The network of miners collectively are providing such computing power that within a blockchain network new blocks can be mined in a reasonable time. By adjusting a difficulty it’s possible to control how often new blocks are added to the chain.
Another aspect of blockchain security is distribution. By distribution we understand that there is no one central authority. Copies of a blockchain are distributed across all nodes within a network. That introduces a few problems.
When adding a new block to the chain, nodes need to agree that particular block is valid and will be added as a next block. This problem is called a consensus problem and there are few strategies how to solve it. Usually there is some threshold that if for example more than 50% of nodes agree that block is valid it is added to the chain and new version of chain is distributed across a network.

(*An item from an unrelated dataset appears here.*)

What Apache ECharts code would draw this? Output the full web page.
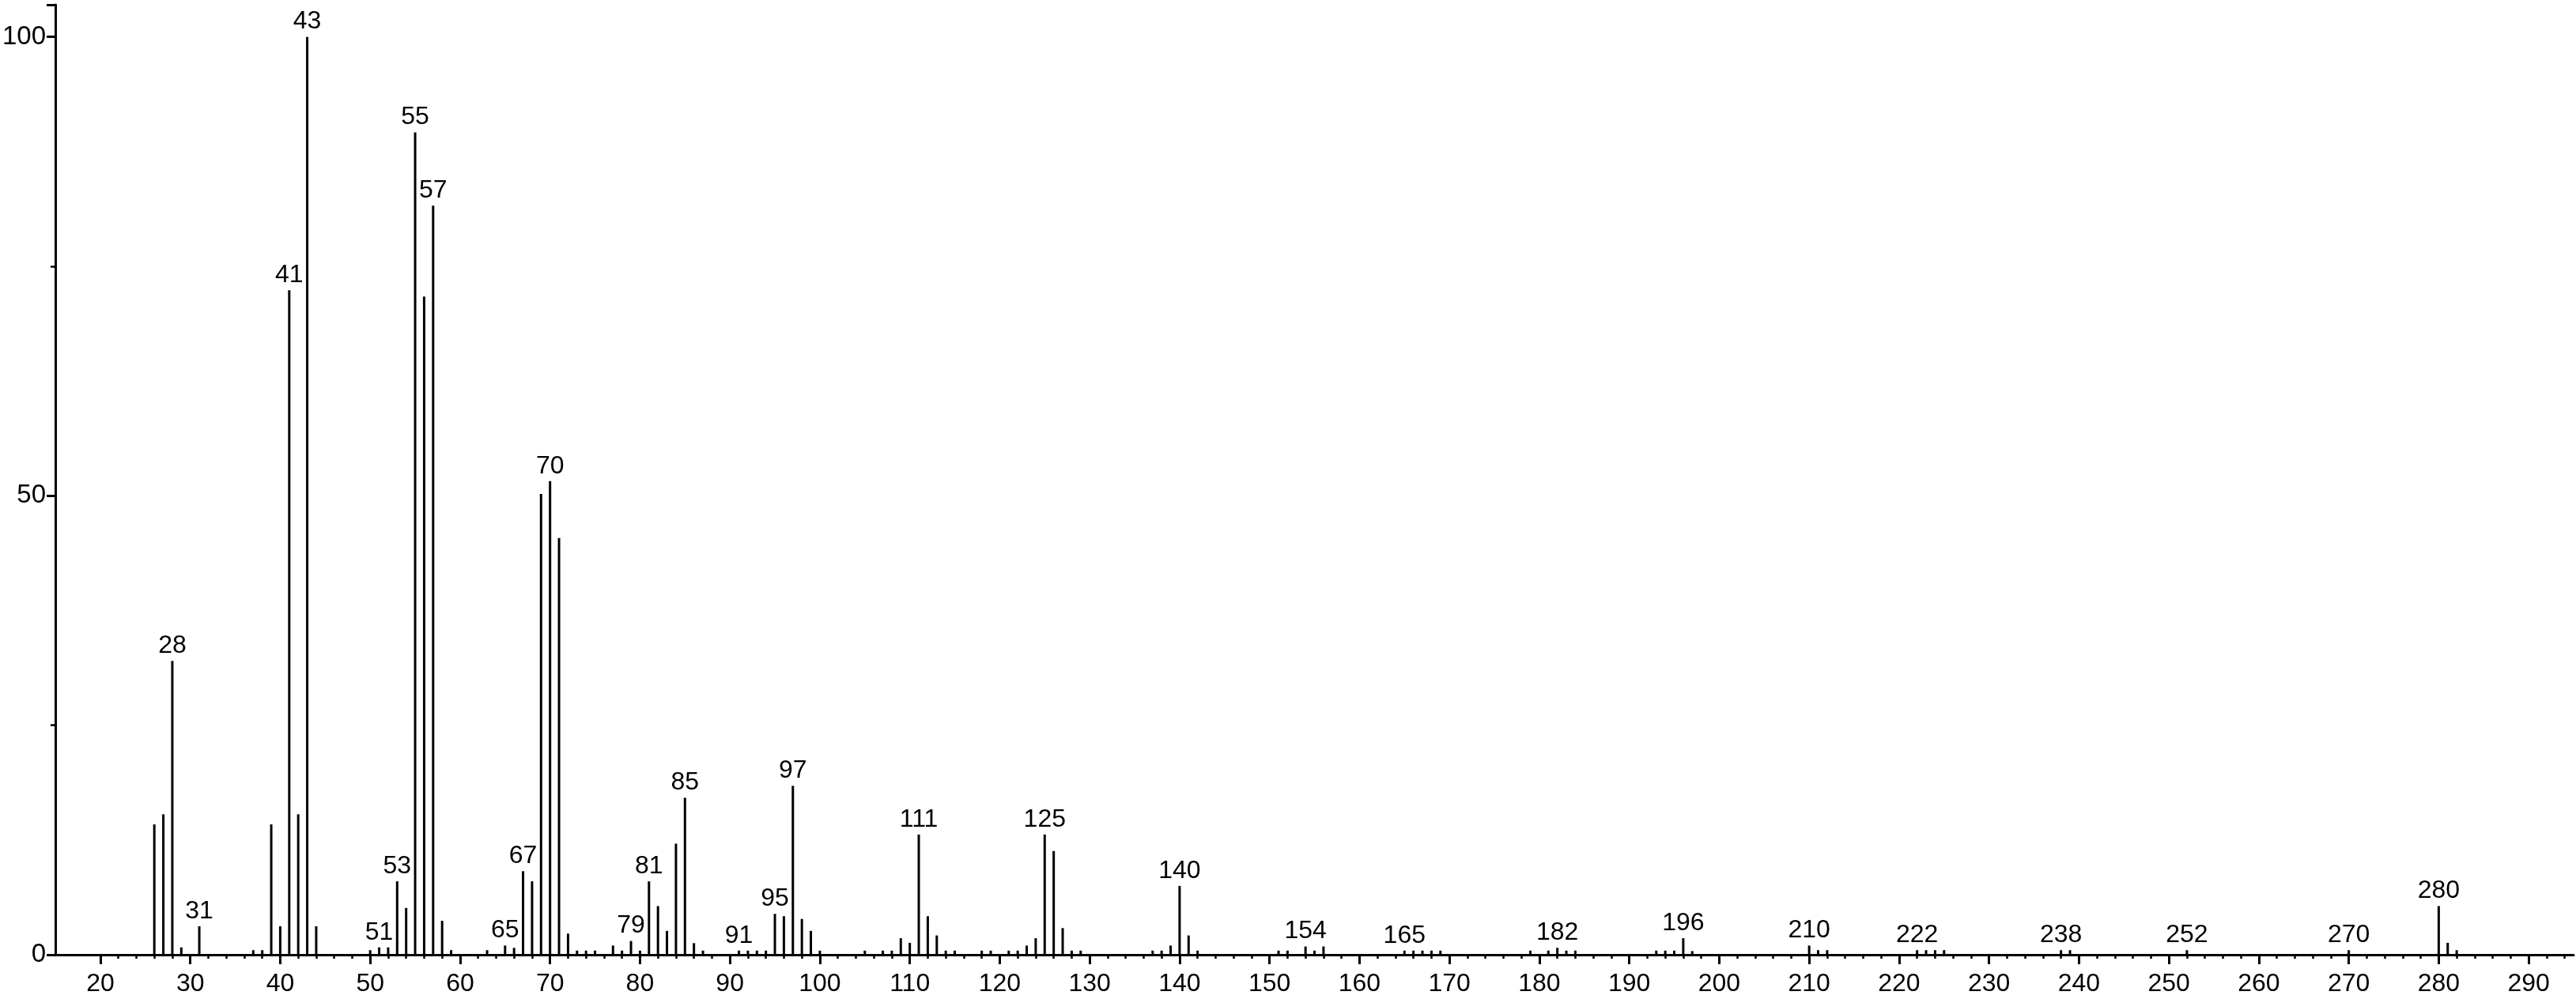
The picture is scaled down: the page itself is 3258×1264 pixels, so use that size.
<!DOCTYPE html>
<html>
<head>
<meta charset="utf-8">
<script src="https://cdn.jsdelivr.net/npm/echarts@6/dist/echarts.min.js"></script>
<style>
html,body{margin:0;padding:0;background:#fff;}
#chart{width:3258px;height:1264px;}
</style>
</head>
<body>
<div id="chart"></div>
<script>
// m/z values and relative intensities
var mz = [26,27,28,29,31,37,38,39,40,41,42,43,44,50,51,52,53,54,55,56,57,58,59,63,65,66,67,68,69,70,71,72,73,74,75,77,78,79,80,81,82,83,84,85,86,87,91,92,93,94,95,96,97,98,99,100,105,107,108,109,110,111,112,113,114,115,118,119,121,122,123,124,125,126,127,128,129,137,138,139,140,141,142,151,152,154,155,156,165,166,167,168,169,179,181,182,183,184,193,194,195,196,197,210,211,212,222,223,224,225,238,239,252,270,280,281,282];
var intensity = [14.2,15.3,32.0,0.8,3.1,0.5,0.5,14.2,3.1,72.4,15.3,100,3.1,0.5,0.8,0.8,8.0,5.1,89.6,71.7,81.6,3.7,0.5,0.5,1.0,0.75,9.1,8.0,50.2,51.6,45.4,2.3,0.45,0.45,0.45,1.0,0.45,1.5,0.45,8.0,5.3,2.6,12.1,17.1,1.26,0.45,0.45,0.45,0.45,0.45,4.45,4.2,18.4,3.9,2.6,0.45,0.45,0.45,0.45,1.8,1.3,13.1,4.2,2.1,0.45,0.45,0.45,0.45,0.45,0.45,1.0,1.8,13.1,11.3,2.9,0.45,0.45,0.45,0.45,1.0,7.5,2.1,0.45,0.45,0.45,0.9,0.45,0.9,0.45,0.45,0.45,0.45,0.45,0.45,0.45,0.75,0.45,0.45,0.45,0.45,0.45,1.8,0.4,1.0,0.5,0.5,0.5,0.5,0.5,0.5,0.5,0.5,0.5,0.5,5.3,1.3,0.5];
var labeledPeaks = [28,31,41,43,51,53,55,57,65,67,70,79,81,85,91,95,97,111,125,140,154,165,182,196,210,222,238,252,270,280];
var xMajorTicks = [20,30,40,50,60,70,80,90,100,110,120,130,140,150,160,170,180,190,200,210,220,230,240,250,260,270,280,290];
var xMinorTicks = [22,24,26,28,32,34,36,38,42,44,46,48,52,54,56,58,62,64,66,68,72,74,76,78,82,84,86,88,92,94,96,98,102,104,106,108,112,114,116,118,122,124,126,128,132,134,136,138,142,144,146,148,152,154,156,158,162,164,166,168,172,174,176,178,182,184,186,188,192,194,196,198,202,204,206,208,212,214,216,218,222,224,226,228,232,234,236,238,242,244,246,248,252,254,256,258,262,264,266,268,272,274,276,278,282,284,286,288,292,294];
var yTickLabels = [0,50,100];

var FONT = 'Liberation Sans, Arial, sans-serif';
var data = mz.map(function(m, i){
  var item = {value:[m, intensity[i]]};
  if (labeledPeaks.indexOf(m) >= 0) {
    item.label = {show:true};
  }
  return item;
});

var chart = echarts.init(document.getElementById('chart'), null, {renderer:'canvas'});
chart.setOption({
  animation:false,
  backgroundColor:'#ffffff',
  grid:{left:69, right:3, top:6, bottom:56, containLabel:false},
  xAxis:[{
    type:'value', min:15, max:295,
    axisLine:{show:true, onZero:false, lineStyle:{color:'#000', width:3}},
    axisTick:{show:true, length:12, customValues:xMajorTicks, lineStyle:{color:'#000', width:3}},
    axisLabel:{
      show:true, margin:21, color:'#000', fontSize:32, fontFamily:FONT,
      customValues:xMajorTicks
    },
    splitLine:{show:false}
  },{
    type:'value', min:15, max:295, position:'bottom',
    axisLine:{show:false, onZero:false},
    axisTick:{show:true, length:5, customValues:xMinorTicks, lineStyle:{color:'#000', width:2.5}},
    axisLabel:{show:false},
    splitLine:{show:false}
  }],
  yAxis:{
    type:'value', min:0, max:103.5, interval:50,
    axisLine:{show:true, lineStyle:{color:'#000', width:3}},
    axisTick:{show:true, length:11, lineStyle:{color:'#000', width:3}},
    minorTick:{show:true, splitNumber:2, length:6, lineStyle:{color:'#000', width:2.5}},
    axisLabel:{
      show:true, margin:12, color:'#000', fontSize:33, fontFamily:FONT,
      formatter:function(v){ return yTickLabels.indexOf(v) >= 0 ? String(v) : ''; }
    },
    splitLine:{show:false}
  },
  series:[{
    type:'bar',
    xAxisIndex:0,
    data:data,
    barWidth:3,
    itemStyle:{color:'#000'},
    label:{show:false, position:'top', distance:3, color:'#000', fontSize:32, fontFamily:FONT,
      formatter:function(p){ return String(p.value[0]); }},
    silent:true
  }]
});
</script>
</body>
</html>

Consensus algorithms are a broad topic and I’d look onto them in future posts.
In this post I’ve only touched the surface of a blockchain topic. The main take away should be that for a software developer blockchain is like a data structure or repository. It has nothing to do really with cryptocurrencies as most people think. It is a way of storing a data or records in a distributed network with a few clever tricks making it more secure than ordinary ways of storing data. It can be brought even further as stored data may be something executable allowing software developers to develop decentralized, distributed applications.
Understanding a very basics of a blockchain should put more light on what it is and how this technology can be utilized (and that it has nothing to do with speculation on BTC).